African Wildcat

  • SCIENTIFIC NAME: Felix silvestris

  • SWAHILI NAME: Chakapu; Paka shume; Kimbura

African wildcats look very much like domestic cats, and for a good reason—scientists believe African wildcats are the ancestors of domestic cats. Today, African wildcats are distinguished from their domesticated cousins by their heavier and longer legs. Their coat coloration varies across rainfall gradients; they’re paler in dry areas and darker in wetter areas.

African Wildcat

African Wildcat



Daily Rhythm




Life span

In captivity: 19 years

Conservation Status

Lower risk


Male: 9 to 14 lb (4.0 to 6.2 kg)
Female: 5 to 11 lb (2.4 to 5.0 kg)


Male: 21 to 26 in (54.5 to 66.5 cm) long, excluding tail
Female: 18 to 24 in (46 to 62 cm) long, excluding tail

African Wildcat

Tracks and Scat

Tracks: No claw marks; almost indistinguishable from domestic cat's
Scat: Almost identical to domestic cat's; typically buried

African Wildcat tracks

Trivia Question

What is the biggest threat facing African wildcats?


The biggest threat is breeding with domestic cats as this may cause the unique genes that make them African wildcats to disappear.

Social Structure

African wildcats hunt by themselves, though pairs or family groups sometimes hunt together. Males only join females that are in estrous; females remain solitary the rest of the time. Marked territories provide structure to the social system. Female ranges do not overlap, but a resident male’s territory may overlap with several female ranges in order to insure reproduction.
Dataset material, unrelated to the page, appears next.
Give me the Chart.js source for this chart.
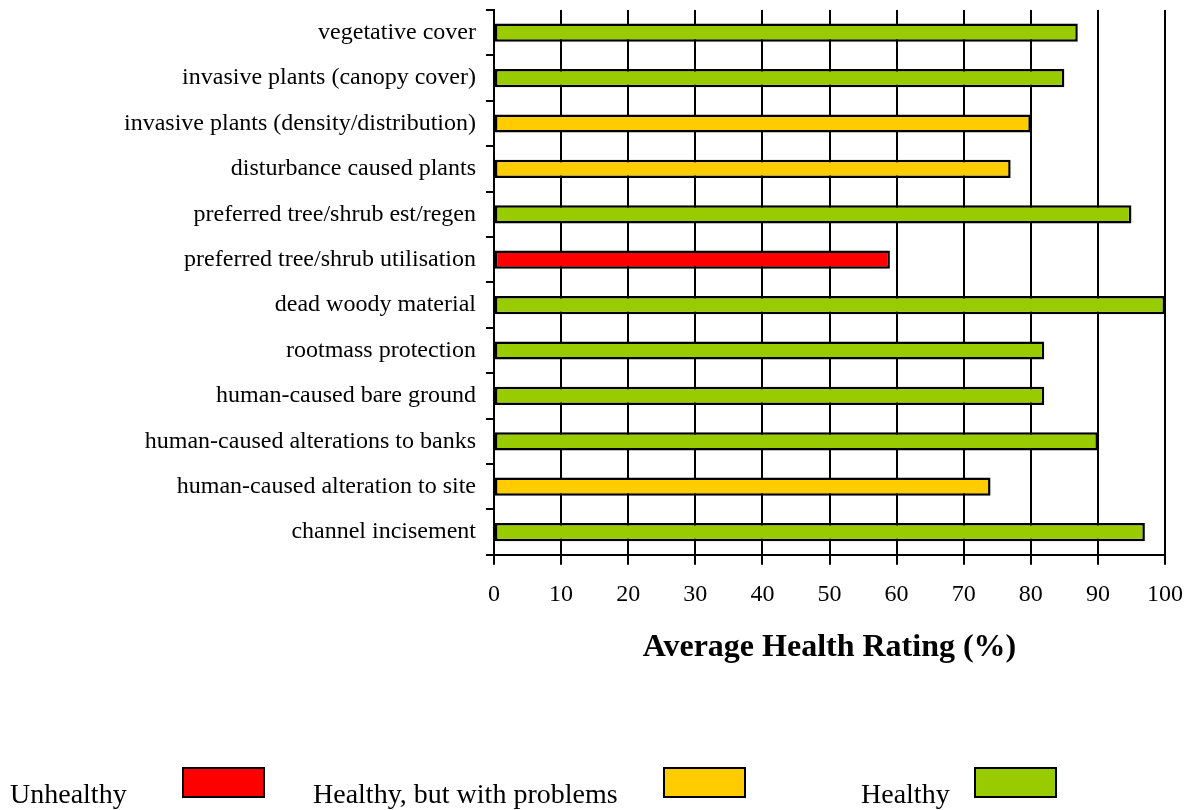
<!DOCTYPE html>
<html>
<head>
<meta charset="utf-8">
<title>Average Health Rating</title>
<script src="https://cdn.jsdelivr.net/npm/chart.js@4"></script>
<style>
  html, body { margin: 0; padding: 0; background: #ffffff; }
  #wrap { position: relative; width: 1194px; height: 810px; }
  canvas { display: block; }
</style>
</head>
<body>
<div id="wrap"><canvas id="chart" width="1194" height="810"></canvas></div>
<script>
// Riparian health indicators, top to bottom
const categories = [
  'vegetative cover',
  'invasive plants (canopy cover)',
  'invasive plants (density/distribution)',
  'disturbance caused plants',
  'preferred tree/shrub est/regen',
  'preferred tree/shrub utilisation',
  'dead woody material',
  'rootmass protection',
  'human-caused bare ground',
  'human-caused alterations to banks',
  'human-caused alteration to site',
  'channel incisement'
];

// Average health rating (%) per indicator
const ratings = [87, 85, 80, 77, 95, 59, 100, 82, 82, 90, 74, 97];

// Rating class per indicator: 0 = unhealthy, 1 = healthy with problems, 2 = healthy
const statusClass = [2, 2, 1, 1, 2, 0, 2, 2, 2, 2, 1, 2];

// Rating classes and their fills
const classLabels = ['Unhealthy', 'Healthy, but with problems', 'Healthy'];
const classColors = ['#FF0000', '#FFCC00', '#99CC00'];

// x-axis ticks
const xTicks = [0, 10, 20, 30, 40, 50, 60, 70, 80, 90, 100];

const SERIF = "'Liberation Serif', 'Times New Roman', serif";

// Legend row under the chart: label text followed by a colour box
const legendLayout = [
  { textX: 10,  boxX: 182 },
  { textX: 313, boxX: 663 },
  { textX: 861, boxX: 974 }
];

const bottomLegend = {
  id: 'bottomLegend',
  afterDraw(chart) {
    const ctx = chart.ctx;
    ctx.save();
    ctx.font = '28px ' + SERIF;
    ctx.textBaseline = 'alphabetic';
    ctx.textAlign = 'left';
    classLabels.forEach((label, i) => {
      const pos = legendLayout[i];
      ctx.fillStyle = '#000000';
      ctx.fillText(label, pos.textX, 803);
      ctx.fillStyle = classColors[i];
      ctx.fillRect(pos.boxX, 767, 83, 31);
      ctx.lineWidth = 2;
      ctx.strokeStyle = '#000000';
      ctx.strokeRect(pos.boxX + 1, 768, 81, 29);
    });
    ctx.restore();
  }
};

new Chart(document.getElementById('chart'), {
  type: 'bar',
  data: {
    labels: categories,
    datasets: [{
      data: ratings,
      backgroundColor: statusClass.map(c => classColors[c]),
      borderColor: '#000000',
      borderWidth: 2.5,
      borderSkipped: false,
      barPercentage: 0.4,
      categoryPercentage: 1.0
    }]
  },
  options: {
    indexAxis: 'y',
    responsive: false,
    animation: false,
    devicePixelRatio: 1,
    layout: { padding: { top: 10, right: 29, bottom: 143, left: 0 } },
    plugins: {
      legend: { display: false },
      tooltip: { enabled: false },
      title: { display: false }
    },
    scales: {
      x: {
        min: 0,
        max: 100,
        afterBuildTicks(scale) {
          scale.ticks = xTicks.map(v => ({ value: v }));
        },
        afterFit(scale) {
          scale.paddingLeft = 0;
          scale.paddingRight = 0;
        },
        grid: {
          color: '#000000',
          lineWidth: 2,
          drawOnChartArea: true,
          drawTicks: true,
          tickLength: 10,
          tickColor: '#000000'
        },
        border: { display: true, color: '#000000', width: 2 },
        ticks: {
          color: '#000000',
          padding: 16,
          font: { family: SERIF, size: 24 },
          maxRotation: 0
        },
        title: {
          display: true,
          text: 'Average Health Rating (%)',
          color: '#000000',
          font: { family: SERIF, size: 32, weight: 'bold' },
          padding: { top: 3, bottom: 0 }
        }
      },
      y: {
        offset: true,
        afterFit(scale) {
          scale.width = 494;
          scale.paddingTop = 0;
          scale.paddingBottom = 0;
        },
        grid: {
          offset: true,
          color: '#000000',
          lineWidth: 2,
          drawOnChartArea: false,
          drawTicks: true,
          tickLength: 8,
          tickColor: '#000000'
        },
        border: { display: true, color: '#000000', width: 2 },
        ticks: {
          color: '#000000',
          padding: 10,
          autoSkip: false,
          font: { family: SERIF, size: 24 }
        }
      }
    }
  },
  plugins: [bottomLegend]
});
</script>
</body>
</html>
Few communication methods have been recorded for the African wildcat. Females produce short “want” calls when they are ready to reproduce. To communicate with neighbors and with members of the opposite sex, the African wildcat marks with urine, droppings, and tree scratching. For females, urine spray patterns advertise their reproductive status. Females may spray up to 50 times per night, while the spray count of males is approximately 183 a night.


African wildcats stalk, crouch, rush, and then pounce on their prey. They favor nighttime for hunting, but will extend their hunting hours into daylight depending on season and food availability.


The typical conservation issues, such as land degradation, human encroachment, and declining prey levels, do not threaten the African wildcat population. They are, however, at risk from high rates of hybridization with domestic and feral cats.

Range & Habitat

Subspecies of African wildcats inhabit almost all African countries and extend to the Arabian Peninsula, eastern Mediterranean Sea, Middle East, western India, and throughout much of Europe.

African wildcats adapt to a wide variety of habitats except for tropical forests and deserts, where they’re rarely found. African wildcats live on the fringes of open sand desert (they need cover to rest under), in the savannas of West Africa, and a range of elevated habitats in East and southern Africa. Agricultural croplands make ideal resting places, so these cats commonly live in areas with dense human settlements.


Only the diets of wildcat populations in southern African have been studied. There, rodents make up about 80 percent of the diet, which can also include hares, rabbits, squirrels, and the young of antelopes, goats, and sheep. When rodents aren’t plentiful, African wildcats eat more insects and other invertebrates—and whatever else they can catch.


Like domestic cats, African wildcats breed throughout the year, but the timing varies among regions. After a 56- to 65-day pregnancy, the female gives birth to between one and five kittens in a protected den. Females use burrows abandoned by other species for birthing and raising their young. Shelters in rock tumbles, crevices, or areas with dense plant life are preferred. The mother spends most of her time with her kittens (males play no role in the upbringing) and frequently moves them to new dens. Kittens nurse until approximately five weeks of age, when the mother supplements their diet with small, live prey. The live prey helps to wean the kittens and to encourage them to practice hunting. The kittens accompany their mother on hunts between the ages of one and three months. At about two months, most kittens leave their mother. Females can have two litters per year.

Friends & Foes

African wildcats play a significant role in controlling rodent populations near human settlements. Scientists aren’t sure whether cats were first domesticated in Cyprus, Southwest Asia, or ancient Egypt, where they figure prominently in art and mythology, but they believe the wildcat’s usefulness in killing rodents helped to endear them to people.

Population in Kenya & Beyond

African wildcats are common throughout their range, but habitat and region determine their density. In East Africa, the density is approximately one African wildcat in a 2.3- to 2.7-square-mile (6- to 7-km2) area.

African Wildcat

Did you know?

Male and female wildcats tend to eat different prey. Males can take down larger animals, such as antelope and sheep.